Cogut Institute for the Humanities

Film-Thinking 2019–20

  •  Location: Acoustic Java Cafe and Microcinema, 204 South Main St., Providence, RI 02903

    This Film-Thinking event featured Zinda Bhaag (Run for your Life, 115 minutes, in Punjabi with English subtitles), a 2013 Pakistani drama film co-directed by Meenu Gaur and Farjad Nabi. The film focuses on the issue of illegal migration. The screening was followed by a conversation with Ulka Anjari, Professor of English and South Asian Studies at Brandeis University, and Brown University faculty Karan Mahajan, Assistant Professor of Literary Arts, and Vazira Zamindar, Associate Professor of History.

    Film Note

  •  Location: Acoustic Java Cafe and Microcinema, 204 South Main, Providence, RI 02903

    This second Film-Thinking event featured The Mirror (Aynet), a 1997 Iranian film directed by Jafar Panahi. The post-screening conversation included Brown University faculty Shahzad Bashir, Director of the Center for Middle East Studies, Timothy Bewes, Interim Director of the Cogut Institute for the Humanities, and Samine Tabatabaei, Visiting Assistant Professor in Iranian Studies.

    The Mirror
    Iran, 1997 (95 mins)
    Written and directed by Jafar Panahi
    Cast: Mina Mohammad-Khani, Kazem Mojdehi, Naser Omuni, M. Shirzad, T. Samadpour | Production: Jafar Panahi and Vahid Nikkhah-Azzad | Cinematography: Farzad Jadat | Editing: Jafar Panahi | Assistant Director: Hassan Yektapanah | Sound: Mohammad Reza Delpak and Yadollah Najafi
    Language: Persian with English subtitles

    When a young girl becomes lost in the hustle and bustle of Tehran, her journey turns into a dazzling exercise on the nature of film itself. In this ingenious and daringly original feature, world renowned director Jafar Panahi (The White Balloon, Crimson Gold) has wrapped a blunt political critique inside the layers of a deceptively simple film. — [from video jacket]

    Film Note 

    Read the conversation’s transcript
  •  Location: Acoustic Java Cafe and Microcinema, 204 South Main, Providence, RI 02903

    This first Film-Thinking event featured a screening of The Death of Maria Malibran (104 minutes, in German with English subtitles), directed by Werner Schroeter (Germany, 1972), a series of tableaux from the life of the 19th-century opera diva who died at age 28, and a post-screening conversation with philosophy and film scholars Alexander García Düttmann, Gertrud Koch, and Peter Szendy. See the film note.

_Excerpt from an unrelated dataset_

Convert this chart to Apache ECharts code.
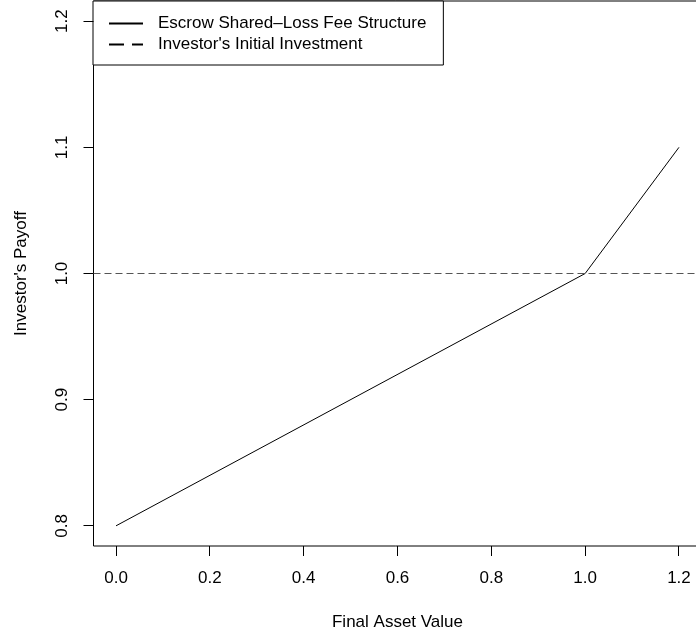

    Alexander García Düttmann is Professor of Philosophy and the Theory of Art at the University of the Arts in Berlin, Germany. Gertrud Koch is Visiting Professor of Modern Culture and Media at Brown University and Professor of Film Studies at the Freie Universität in Berlin, Germany. Peter Szendy is the David Herlihy Professor of Humanities and Comparative Literature.